Émois croisés. Jésus et Joseph sont incarnés dans deux feuilletons diffusés respectivement par Nessma et Hannibal. Tâche d’huile ! Les religieux saisissent le mufti d’une motion d'interdiction. Les athées remuent ciel et terre pour «sacrer» l’infâme à la télé. Ils appellent, selon toute attente, à interdire l’interdit. Jamel Heni, Paris.
Il s’agit de productions iraniennes, retraçant la geste abrahamique du point de vue islamique (chiite). Un détail où se cache le diable, on le verra! Mais pour commencer, voici comment plus rien n’arrête les doctrines sur la pente de la contradiction!
Contradictions «nécessaires» !
Nous avions découvert la nouvelle avec stupeur, mêlée de désarroi. Les réactions des deux camps toujours extrêmes sur les questions métaphysiques (exception tunisienne, les débats étant plus sereins ailleurs, selon le penseur arabe Tayeb Tizini) laissent coi. Elles sont surtout l’inverse de ce qu’elles auraient pu devenir dans un monde idéal, cohérent surtout.
Un bon homme de religion, un bon musulman pratiquant, n’a-t-il pas tout à gagner des feuilletons controversés: faire entendre la cause monothéiste, rendre hommage à ses héros, entretenir la mémoire et la flamme spirituelle, rétablir les vérités de l’histoire (distordue, réécrite par les vainqueurs...)?
Un bon athée patenté, fâché à mort avec les dieux et les prophètes, doit-il s’offusquer outre mesure de l'interdiction de «chimères», de «superstitions», d’«aliénations» et autres «pensée magique et préscientifique» à la télé? N’assiste-t-on pas à une «remontée» facebookienne contre les interventions de Cheikh Mchaffar, qui exaspère tant nos irréligieux. Disons la majorité pour ne pas jurer...
Pour une fois, ne retrouve-t-on les mêmes, là où on les attend! La défense, controversée, par le prophète, de toute incarnation, devait-elle frapper de léthargie le bon sens religieux? L’unique hostilité aux barbus annihilait-elle toute cohérence à l’athéisme? L’écheveau n’a jamais été autant emmêlé. Et reconnaissons-le, l’ambivalence n’a guère autant constitué une règle, la seule qui vaille. Pourquoi ?
Le détail du diable
Notre hypothèse, il est vrai «irritante», est que la provenance des feuilletons n’est point anodine. Leur «persanité chiite» est loin de constituer un détail pour les uns comme pour les autres.
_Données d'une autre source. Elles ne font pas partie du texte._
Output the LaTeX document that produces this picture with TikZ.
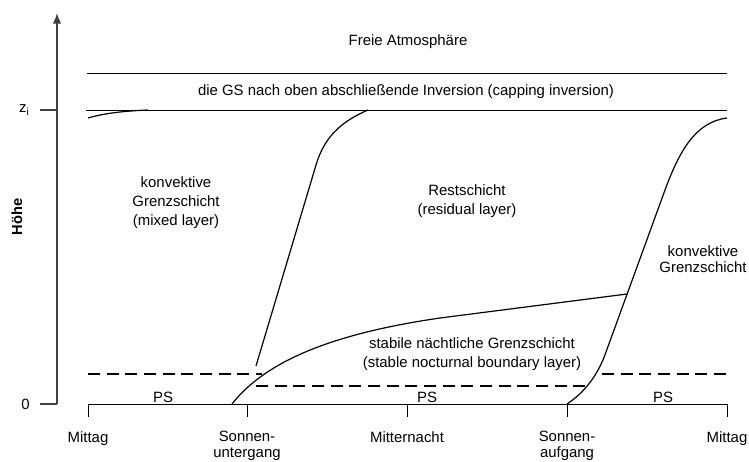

Les religieux, tout avocats qu’ils soient, en sont à interdire l’épopée dont ils se revendiquent, pour d’essentielles raisons stratégiques. Ils enrobent leur «pilule religieusement contraceptive» d’approximatifs dits prophétiques, de douteuse véracité. Il s’agit, pour eux, de s’élever contre toute «normalisation» d’avec la culture chiite sur les terres du sunnisme.
Ne voient-ils pas l’imamisme conquérir des pans entiers de la jeunesse radicale, à la faveur des glorioles médiatiques du chiisme libanais? Ne rendent-ils pas de bons et loyaux services au sunnisme en défendant sa vision, y compris historique, de la geste monothéiste. En arrachant le mal à la racine et en sabordant tout entrisme persan, fut-ce à dos d'art?
Renversant! Ne voilà-t-il pas nos païens se formaliser d’une interdiction des succédanés dramatiques du «mchaffarisme» qu’ils abhorrent et appellent à rayer de la télé! Oui mais c’est bien plus compliqué cette fois! Il s'agit de montrer sous un jour inédit, et non moins vraisemblable, la multiplicité du discours religieux, et non son idéale unicité, premier dogme des croyants. Appuyer le trait de la multiplicité des historiographies monothéistes, en ouvrant nos chaînes aux différentes versions islamiques, permet, pensent-ils, une réelle déclinaison historique de la religion. De fait, celle-ci, se déploierait au gré des hommes et de leurs intrigues et point comme la lettre d’une révélation. Le caractère intemporel, absolu et idéal du monothéisme musulman s’en trouve, en définitive, battu en brèche, croit conclure le peuple de la mort de dieu!!
Et nous dans tout ça
Les contradictions des premiers cachent une cohérence confrérique. Celles des seconds sont un mal nécessaire vers une jouissance théorique!
Tous les religieux, ne pensent pas ainsi. Sûrement. Tous les athées ne sont pas si «politiques». Bien entendu. Les raisons sont infinies qui expliquent l’orthodoxie recroquevillée des premiers, et le séduisant libéralisme religieux des seconds. Certains croyants s’en remettent «honnêtement» au dit controversé du prophète sur l’incarnation des messagers de Dieu. Pas mal d’irréligieux, savourent sans mauvaise conscience les grandes conquêtes du monothéisme à la télé.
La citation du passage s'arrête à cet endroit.